We’re not tourists, darling, we’re not like them…


Today I read a fantastic blog about Jane Austen and reputation. It sparked off a tangent in my head. I started thinking about women whom Austen would describe as being of independent means, with a tolerable mind, but nonetheless victims of the craving for romance and excitement. How would they look today? Like me, really. This is the post they inspired.

We’re Not Tourists, Darling, We’re Not Like Them….

A tourist never identifies with the label ‘tourist.’

In our minds, we’re a local. Well if we’re not quite locals, we’re at least Experienced Travellers. We know the real country. We’re not one of those tourists. Not one of the burned and blubbery masses, drinking imported beer on the beach.

To convince ourselves we hear the real beating heart of the country, we experiment with ways of being local.  I discovered the funniest manifestation of this: the Sri Lankan beach boy/rich white women coupling.

White, pretentious young things like me always want to get with foreign guys when we travel. It makes us feel like we’re really experiencing local culture. Plus it’s exotic! Refreshing! Culturally sensitive!

We probably shouldn’t do it. But we do. And it’s hilarious to watch.

I’m in a beach town at the moment. It’s a place full of white women in ethnic prints, and mandatory French fries with every meal. I like it though. It’s an urban safari where my Sri Lankan friends point out the beach boy phenomenon.

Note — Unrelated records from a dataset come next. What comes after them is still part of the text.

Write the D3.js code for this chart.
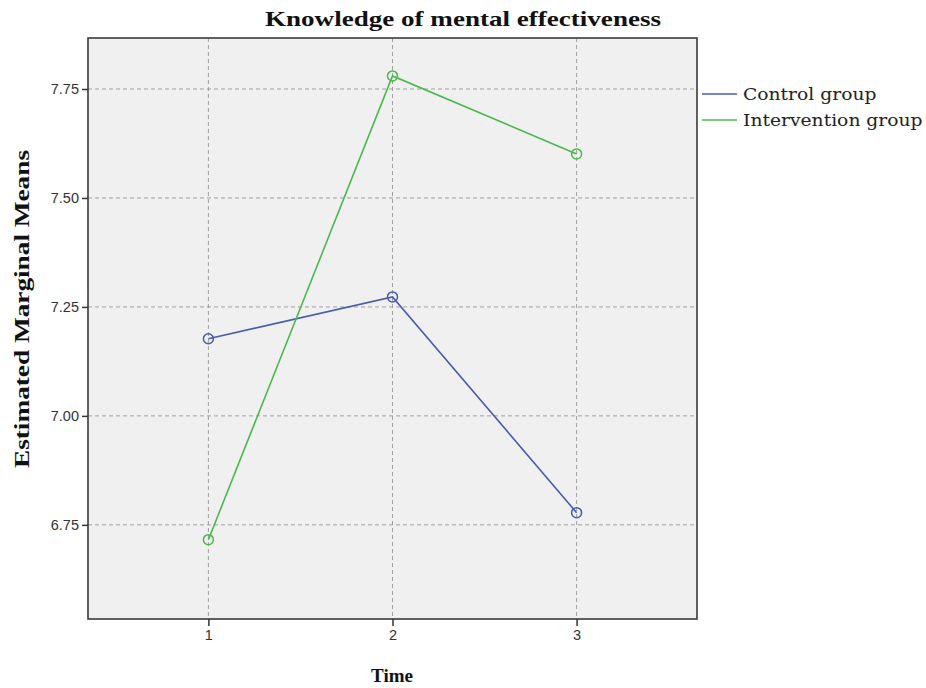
<!DOCTYPE html>
<html><head><meta charset="utf-8">
<script src="https://cdn.jsdelivr.net/npm/d3@7"></script>
<style>body{margin:0;background:#fff;} svg{display:block;}</style>
</head><body>
<svg id="chart" width="926" height="688"></svg>
<script>
const timePoints = [1, 2, 3];
const controlMeans = [7.177, 7.273, 6.778];
const interventionMeans = [6.716, 7.780, 7.601];
const seriesNames = ["Control group", "Intervention group"];
const yTickValues = [6.75, 7.00, 7.25, 7.50, 7.75];
const titleText = "Knowledge of mental effectiveness";
const xTitle = "Time";
const yTitle = "Estimated Marginal Means";

const colors = ["#4a5cae", "#4db84d"];
const svg = d3.select("#chart");
const L = 88, R = 697, T = 38, B = 619;

const x = d3.scaleLinear().domain([0.346, 3.654]).range([L, R]);
const y = d3.scaleLinear().domain([6.534, 7.867]).range([B, T]);

svg.append("rect").attr("x", L).attr("y", T).attr("width", R - L).attr("height", B - T)
  .attr("fill", "#f0f0f0");

// gridlines
svg.append("g").selectAll("line").data(yTickValues).join("line")
  .attr("x1", L).attr("x2", R).attr("y1", d => y(d)).attr("y2", d => y(d))
  .attr("stroke", "#a0a0a0").attr("stroke-dasharray", "4,3").attr("stroke-width", 1);
svg.append("g").selectAll("line").data(timePoints).join("line")
  .attr("y1", T).attr("y2", B).attr("x1", d => x(d)).attr("x2", d => x(d))
  .attr("stroke", "#a0a0a0").attr("stroke-dasharray", "4,3").attr("stroke-width", 1);

// axes
const yAxis = d3.axisLeft(y).tickValues(yTickValues).tickFormat(d3.format(".2f")).tickSize(6).tickPadding(3);
const gy = svg.append("g").attr("transform", `translate(${L},0)`).call(yAxis);
const xAxis = d3.axisBottom(x).tickValues(timePoints).tickFormat(d3.format("d")).tickSize(7).tickPadding(4);
const gx = svg.append("g").attr("transform", `translate(0,${B})`).call(xAxis);
[gx, gy].forEach(g => {
  g.select(".domain").remove();
  g.selectAll("line").attr("stroke", "#333").attr("stroke-width", 1.5);
  g.selectAll("text").attr("font-family", "Liberation Sans, Arial, sans-serif")
    .attr("font-size", 14.5).attr("fill", "#333");
});

// frame
svg.append("rect").attr("x", L).attr("y", T).attr("width", R - L).attr("height", B - T)
  .attr("fill", "none").attr("stroke", "#3a3a3a").attr("stroke-width", 1.6);

// series
const series = [controlMeans, interventionMeans];
const line = d3.line().x((d, i) => x(timePoints[i])).y(d => y(d));
series.forEach((vals, k) => {
  svg.append("path").datum(vals).attr("d", line).attr("fill", "none")
    .attr("stroke", colors[k]).attr("stroke-width", 1.6);
  svg.append("g").selectAll("circle").data(vals).join("circle")
    .attr("cx", (d, i) => x(timePoints[i])).attr("cy", d => y(d)).attr("r", 5)
    .attr("fill", "none").attr("stroke", colors[k]).attr("stroke-width", 1.5);
});

// title
svg.append("text").attr("x", 463).attr("y", 26).attr("text-anchor", "middle")
  .attr("font-family", "Liberation Serif, serif").attr("font-weight", "bold")
  .attr("font-size", 21).attr("fill", "#111")
  .attr("textLength", 396).attr("lengthAdjust", "spacingAndGlyphs").text(titleText);

svg.append("text").attr("x", 392).attr("y", 682).attr("text-anchor", "middle")
  .attr("font-family", "Liberation Serif, serif").attr("font-weight", "bold")
  .attr("font-size", 19).attr("fill", "#111").text(xTitle);

svg.append("text").attr("transform", "translate(29,309) rotate(-90)").attr("text-anchor", "middle")
  .attr("font-family", "Liberation Serif, serif").attr("font-weight", "bold")
  .attr("font-size", 20).attr("fill", "#111")
  .attr("textLength", 318).attr("lengthAdjust", "spacingAndGlyphs").text(yTitle);

// legend
const lg = svg.append("g");
seriesNames.forEach((name, i) => {
  const yy = 94 + i * 26;
  lg.append("line").attr("x1", 702).attr("x2", 737).attr("y1", yy).attr("y2", yy)
    .attr("stroke", colors[i]).attr("stroke-width", 1.6);
  const t = lg.append("text").attr("x", 743).attr("y", yy + 6)
    .attr("font-family", "DejaVu Serif, serif").attr("font-size", 17).attr("fill", "#222")
    .text(name);
  const w = t.node().getComputedTextLength();
  t.attr("textLength", w * 1.1).attr("lengthAdjust", "spacingAndGlyphs");
});
</script>
</body></html>
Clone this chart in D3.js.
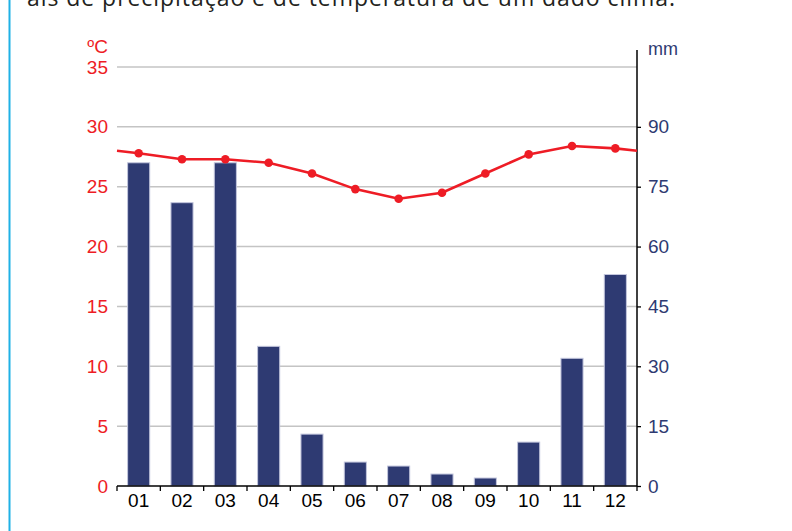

The beach boy is a manifestation of the ‘getting local’ game.

Sri Lankan friends explained its’ a running Lankan joke about foreigners. What happens is that women of independent means, as Austen would say, come on holiday here. To continue ‘getting local’ game, they hook up with beach combing Sri Lankan guys.

The girls think they’re getting with a Real Local…But, as my friend put it real locals don’t live in places that advertise 10 gelato flavours.

The guys get women with cash, libido and interest in them. I can see why they’d do it.

Admittedly this is a jokey stereotype, and I’m sure a number of these couplings are true love. But today I’ve seen three 50 ish spherical white women making out with a gorgeous Sri Lankan twenty somethings.

Some sly voice in my head, that sounds uncannily like my Dad, says she’s there for the exoticism, he’s in it for the Mastercard.

Now I don’t care who hooks up with who. But it’s funny the extremes we white girls go to.

We buy apparently Sri Lankan things, which we show to our non Sri Lankan friends, as proof that we have experienced the real Sri Lanka. (Can I just ask how many actual Lankans you see wearing anklets and elephant print purple harem pants?)

The local guy is the next thing we collect as proof that we’ve done Sri Lanka, man.

And watching myself, and people like me, with  our silly games and exotic fantasies is hilarious. No wonder Sri Lankans are so happy and friendly; they’re laughing at the comedy of White Woman on Exotic Holiday. 


2 thoughts on “We’re not tourists, darling, we’re not like them…

  1. I laughed as I read this post, imagining the shrewd, witty observations Jane Austen would write about the “50 ish spherical white women making out with gorgeous Sri Lankan twenty somethings”. She would certainly be amused. 🙂

    Although one can never truly acquire another culture (no matter how much I tried, I could never become Sri Lankan or Australian or Greek), I think it is possible to ‘adopt’ a culture by really immersing yourself in it. The best way to do that, in my opinion, is to thoroughly learn the language of the place. I speak Spanish and it is so rewarding to talk with Spanish people in their own language, rather than resorting to English. But to some degree, I guess one will always be an outsider in a different culture.

    • Thanks so much, I’m glad you enjoyed it. I agree, I think understanding the language is certainly the way to beginning to understand a culture. To get involved you have to start speaking it. The actual mechanics of the language, what words are chosen etc, reveal cultural aspects. For instance, someone told me that when the Japanese express happiness they talk about it in a plural sense, to include the feelings of others they care about. As opposed to when Westerners do it; they refer to their personal happiness. So yeah, language can really show us exactly how different our cultures can be! (Although I don’t know if that’s true, someone just told me!)